Today, to many people, the mention of the name of Sargent conjures up a picture of him, carnation button-holed, amidst a sea of banners and Union Jacks at the Last Night of the Proms, and probably little else. His appearance at the 1967 Last Night, when he had almost literally dragged himself from his death-bed, was the final act of either a great showman or a very courageous man wanting to bid farewell to his beloved audience. Probably both. The image of Sargent the showman is what as much as anything has tarnished, if not damned, his reputation. Reid wrote of some professional quarters nurturing a prejudice against Sargent: ‘they damned or faintly praised his performances before he even lifted the stick’. A life-long friend was Sir Thomas Armstrong who had the highest regard for Sargent the musician. Just before the end of his life, frail but mentally alert as ever, Sir Thomas shared his memories in a broadcast interview [August 1994] with Daniel Snowman. He spoke of Sargent as having ‘the most marvellous talent, and he had many good generous virtues; he was kind to many people and I loved him . . . I really loved him’ (a comment that should not be misconstrued). It is a pity that Sir Thomas was not able to say more and that he was not alive when Richard Aldous was researching and conducting interviews for his book. More truths, indeed a separate chapter, about Sargent the musician are what are needed in any thorough assessment. In Philharmonic Decade Thomas Russell wrote of Sargent’s association with the LPO: ‘No choice of conductor could have been more happy than that of Dr. Sargent. With his svelte figure, his incisive manner and his conscious showmanship, added to the enthusiasm which he so easily displays and arouses, he made the audience feel at once that they were in for a good time. . . . His Raymond-Massey features, and his well-known facility for speaking to a large audience, were further assets.’ But the pianist Cyril Smith, in his autobiography Duet for Three Hands, revealed another aspect of the man:

His brain is as immaculate as his appearance; it seizes upon a point so rapidly that he seems to sense what the pianist wants of the music even be fore he begins to play it. He takes the unexpected quite calmly, as he did with me during a particular performance of the [Rachmaninoff] Paganini Variations. There is one variation in which the pianist’s hands have to rush up and down the piano independently of one another, and in which he can easily take the wrong turning. I did, and still have a horrible memory of watching my hands uncontrollably playing entirely different sections of the music. For a moment I could not think how to bring them together into the F major harmony, but Sargent realised what had happened and rapidly collected the orchestra to lead me back into the correct passage. He has an incredible speed of mind and it has always been a great joy, as well as a rare professional experience, to work with him.
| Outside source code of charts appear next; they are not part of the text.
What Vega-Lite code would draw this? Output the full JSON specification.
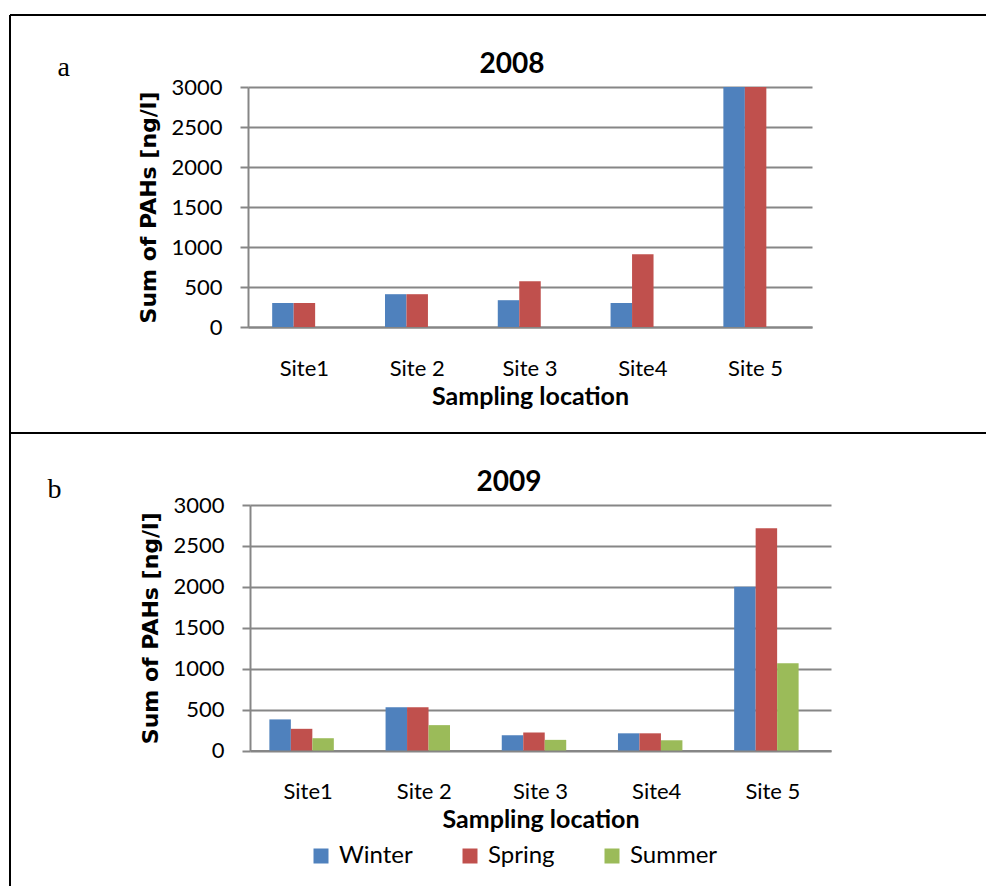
{
  "$schema": "https://vega.github.io/schema/vega-lite/v6.json",
  "background": "white",
  "padding": {"left": 9, "top": 14, "right": 0, "bottom": 0},
  "spacing": -2,
  "resolve": {"legend": {"color": "independent"}},
  "config": {
    "font": "Lato",
    "axis": {
      "labelFont": "Lato",
      "labelFontSize": 22,
      "labelColor": "black",
      "titleColor": "black",
      "domainColor": "#868686",
      "domainWidth": 2,
      "tickColor": "#868686",
      "tickWidth": 2,
      "gridColor": "#868686",
      "gridWidth": 2
    }
  },
  "datasets": {
    "pah": [
      {"year": 2008, "site": "Site1", "season": "Winter", "value": 300},
      {"year": 2008, "site": "Site1", "season": "Spring", "value": 300},
      {"year": 2008, "site": "Site 2", "season": "Winter", "value": 410},
      {"year": 2008, "site": "Site 2", "season": "Spring", "value": 410},
      {"year": 2008, "site": "Site 3", "season": "Winter", "value": 335},
      {"year": 2008, "site": "Site 3", "season": "Spring", "value": 572},
      {"year": 2008, "site": "Site4", "season": "Winter", "value": 300},
      {"year": 2008, "site": "Site4", "season": "Spring", "value": 908},
      {"year": 2008, "site": "Site 5", "season": "Winter", "value": 3000},
      {"year": 2008, "site": "Site 5", "season": "Spring", "value": 3000},
      {"year": 2009, "site": "Site1", "season": "Winter", "value": 380},
      {"year": 2009, "site": "Site1", "season": "Spring", "value": 265},
      {"year": 2009, "site": "Site1", "season": "Summer", "value": 150},
      {"year": 2009, "site": "Site 2", "season": "Winter", "value": 530},
      {"year": 2009, "site": "Site 2", "season": "Spring", "value": 530},
      {"year": 2009, "site": "Site 2", "season": "Summer", "value": 310},
      {"year": 2009, "site": "Site 3", "season": "Winter", "value": 185},
      {"year": 2009, "site": "Site 3", "season": "Spring", "value": 220},
      {"year": 2009, "site": "Site 3", "season": "Summer", "value": 130},
      {"year": 2009, "site": "Site4", "season": "Winter", "value": 210},
      {"year": 2009, "site": "Site4", "season": "Spring", "value": 210},
      {"year": 2009, "site": "Site4", "season": "Summer", "value": 125},
      {"year": 2009, "site": "Site 5", "season": "Winter", "value": 2000},
      {"year": 2009, "site": "Site 5", "season": "Spring", "value": 2715},
      {"year": 2009, "site": "Site 5", "season": "Summer", "value": 1065}
    ]
  },
  "vconcat": [
    {
      "width": 976,
      "height": 418,
      "view": {"stroke": "black", "strokeWidth": 2, "strokeDash": [976, 418, 1394, 0], "fill": "white"},
      "title": {"text": "2008", "font": "Lato", "fontSize": 28, "fontWeight": "bold", "color": "black", "anchor": "middle", "frame": "group", "offset": 0, "baseline": "alphabetic", "dx": 14, "dy": 86},
      "data": {"name": "pah"},
      "transform": [{"filter": "datum.year == 2008"}],
      "layer": [
        {
          "mark": {"type": "bar"},
          "encoding": {
            "x": {
              "field": "site", "type": "nominal", "sort": null,
              "scale": {"range": [238, 802], "paddingInner": 0.4286, "paddingOuter": 0.2143},
              "axis": {"orient": "bottom", "offset": -106, "title": "Sampling location", "titleFont": "Lato", "titleFontSize": 25, "titleFontWeight": "bold", "titlePadding": 5, "labelAngle": 0, "labelPadding": 31, "ticks": false, "tickSize": 0, "grid": false}
            },
            "xOffset": {"field": "season", "type": "nominal", "sort": ["Winter", "Spring", "Summer"], "scale": {"paddingInner": 0, "paddingOuter": 0}},
            "y": {
              "field": "value", "type": "quantitative",
              "scale": {"domain": [0, 3000], "range": [312, 72], "nice": false},
              "axis": {"orient": "left", "offset": -238, "values": [0, 500, 1000, 1500, 2000, 2500, 3000], "format": "d", "title": "Sum of PAHs [ng/l]", "titleFont": "DejaVu Sans", "titleFontSize": 22, "titleFontWeight": "bold", "titlePadding": 10, "labelPadding": 18, "tickSize": 8, "grid": true}
            },
            "color": {"field": "season", "type": "nominal", "scale": {"domain": ["Winter", "Spring", "Summer"], "range": ["#4F81BD", "#C0504D", "#9BBB59"]}, "legend": null}
          }
        },
        {
          "mark": {"type": "bar", "opacity": 0},
          "encoding": {
            "x": {
              "field": "site", "type": "nominal", "sort": null,
              "axis": {"orient": "top", "title": "a", "labels": false, "ticks": false, "domain": false, "grid": false, "titleFont": "Liberation Serif", "titleFontSize": 28, "titleFontWeight": "normal", "titleAngle": 0, "titleAlign": "left", "titleBaseline": "alphabetic", "titleX": 47, "titleY": 60}
            }
          }
        }
      ],
      "resolve": {"axis": {"x": "independent"}}
    },
    {
      "width": 976,
      "height": 452,
      "view": {"stroke": "black", "strokeWidth": 2, "strokeDash": [0, 2404, 452, 0], "fill": "white"},
      "title": {"text": "2009", "font": "Lato", "fontSize": 28, "fontWeight": "bold", "color": "black", "anchor": "middle", "frame": "group", "offset": 0, "baseline": "alphabetic", "dx": 11, "dy": 85},
      "data": {"name": "pah"},
      "transform": [{"filter": "datum.year == 2009"}],
      "layer": [
        {
          "mark": {"type": "bar"},
          "encoding": {
            "x": {
              "field": "site", "type": "nominal", "sort": null,
              "scale": {"range": [240, 821], "paddingInner": 0.3333, "paddingOuter": 0.1667},
              "axis": {"orient": "bottom", "offset": -135.5, "title": "Sampling location", "titleFont": "Lato", "titleFontSize": 25, "titleFontWeight": "bold", "titlePadding": 5, "labelAngle": 0, "labelPadding": 31, "ticks": false, "tickSize": 0, "grid": false}
            },
            "xOffset": {"field": "season", "type": "nominal", "sort": ["Winter", "Spring", "Summer"], "scale": {"paddingInner": 0, "paddingOuter": 0}},
            "y": {
              "field": "value", "type": "quantitative",
              "scale": {"domain": [0, 3000], "range": [316.5, 71], "nice": false},
              "axis": {"orient": "left", "offset": -240, "values": [0, 500, 1000, 1500, 2000, 2500, 3000], "format": "d", "title": "Sum of PAHs [ng/l]", "titleFont": "DejaVu Sans", "titleFontSize": 22, "titleFontWeight": "bold", "titlePadding": 10, "labelPadding": 18, "tickSize": 8, "grid": true}
            },
            "color": {
              "field": "season", "type": "nominal",
              "scale": {"domain": ["Winter", "Spring", "Summer"], "range": ["#4F81BD", "#C0504D", "#9BBB59"]},
              "legend": {"orient": "none", "legendX": 299, "legendY": 410, "direction": "horizontal", "title": null, "symbolType": "square", "symbolSize": 225, "symbolStrokeWidth": 0, "symbolOpacity": 1, "labelFont": "Lato", "labelFontSize": 24, "labelColor": "black", "labelOffset": 6, "columnPadding": 45, "padding": 0}
            }
          }
        },
        {
          "mark": {"type": "bar", "opacity": 0},
          "encoding": {
            "x": {
              "field": "site", "type": "nominal", "sort": null,
              "axis": {"orient": "top", "title": "b", "labels": false, "ticks": false, "domain": false, "grid": false, "titleFont": "Liberation Serif", "titleFontSize": 28, "titleFontWeight": "normal", "titleAngle": 0, "titleAlign": "left", "titleBaseline": "alphabetic", "titleX": 37, "titleY": 63}
            }
          }
        }
      ],
      "resolve": {"axis": {"x": "independent"}}
    }
  ]
}
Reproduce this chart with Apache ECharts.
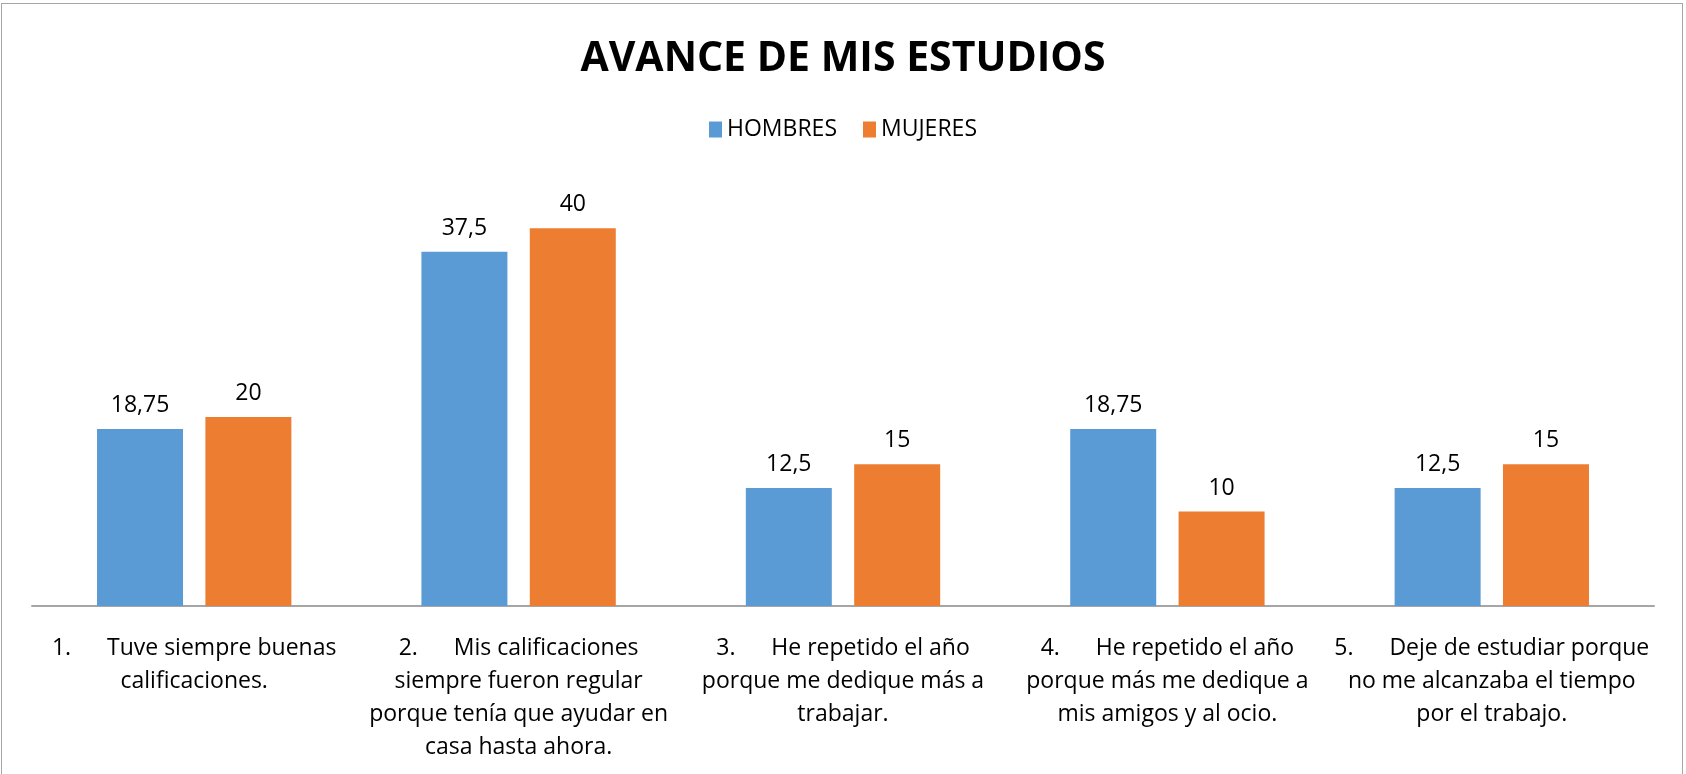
<!DOCTYPE html>
<html>
<head>
<meta charset="utf-8">
<title>Avance de mis estudios</title>
<script src="https://cdn.jsdelivr.net/npm/echarts@6/dist/echarts.min.js"></script>
<style>
  html, body { margin: 0; padding: 0; background: #fff; }
  #main { width: 1686px; height: 774px; }
  #frame { position: absolute; left: 1px; top: 3px; width: 1680px; height: 780px; border: 1px solid #a6a6a6; pointer-events: none; }
</style>
</head>
<body>
<div id="main"></div>
<div id="frame"></div>
<script>
// categorías (ya partidas en líneas como en la hoja)
var categorias = [
  '1.      Tuve siempre buenas\ncalificaciones.',
  '2.      Mis calificaciones\nsiempre fueron regular\nporque tenía que ayudar en\ncasa hasta ahora.',
  '3.      He repetido el año\nporque me dedique más a\ntrabajar.',
  '4.      He repetido el año\nporque más me dedique a\nmis amigos y al ocio.',
  '5.      Deje de estudiar porque\nno me alcanzaba el tiempo\npor el trabajo.'
];
var hombres = [18.75, 37.5, 12.5, 18.75, 12.5];
var mujeres = [20, 40, 15, 10, 15];

var fuente = '"Open Sans", "DejaVu Sans", sans-serif';

var myChart = echarts.init(document.getElementById('main'));

var etiqueta = {
  show: true,
  position: 'top',
  distance: 12,
  color: '#000',
  fontFamily: fuente,
  fontSize: 23,
  formatter: function (p) {
    return String(p.value).replace('.', ',');
  }
};

myChart.setOption({
  animation: false,
  color: ['#5B9BD5', '#ED7D31'],
  title: {
    text: 'AVANCE DE MIS ESTUDIOS',
    left: 'center',
    top: 34,
    textStyle: { fontFamily: fuente, fontSize: 41, fontWeight: 'bold', color: '#000' }
  },
  legend: {
    data: ['HOMBRES', 'MUJERES'],
    left: 'center',
    top: 113,
    icon: 'rect',
    itemWidth: 13,
    itemHeight: 16,
    itemGap: 26,
    textStyle: { fontFamily: fuente, fontSize: 23, color: '#000' }
  },
  grid: {
    left: 32,
    right: 32,
    top: 181,
    bottom: 168
  },
  xAxis: {
    type: 'category',
    data: categorias,
    axisLine: { lineStyle: { color: '#a6a6a6', width: 2 } },
    axisTick: { show: false },
    axisLabel: {
      interval: 0,
      margin: 26,
      color: '#000',
      fontFamily: fuente,
      fontSize: 23,
      lineHeight: 33,
      align: 'center'
    }
  },
  yAxis: {
    type: 'value',
    min: 0,
    max: 45,
    show: false,
    splitLine: { show: false }
  },
  series: [
    {
      name: 'HOMBRES',
      type: 'bar',
      barWidth: 86,
      barGap: '26%',
      data: hombres,
      label: etiqueta
    },
    {
      name: 'MUJERES',
      type: 'bar',
      barWidth: 86,
      barGap: '26%',
      data: mujeres,
      label: etiqueta
    }
  ]
});
</script>
</body>
</html>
These are points worth bearing in mind when Sargent is readily dismissed out of hand. While one would not for a moment dispute many of the criticisms made about him, points that Richard Aldous discusses very fairly in this new biography, nor indeed would one want to be rash enough to make too strong claims for him, it would be good for a moment to set the showman and his button-hole aside and consider music alone. Many of those of grew up in Sargent’s time may feel he occasionally deserves a kindlier appreciation than his name is accustomed to receiving. It would be a pity if this were the last word on the man.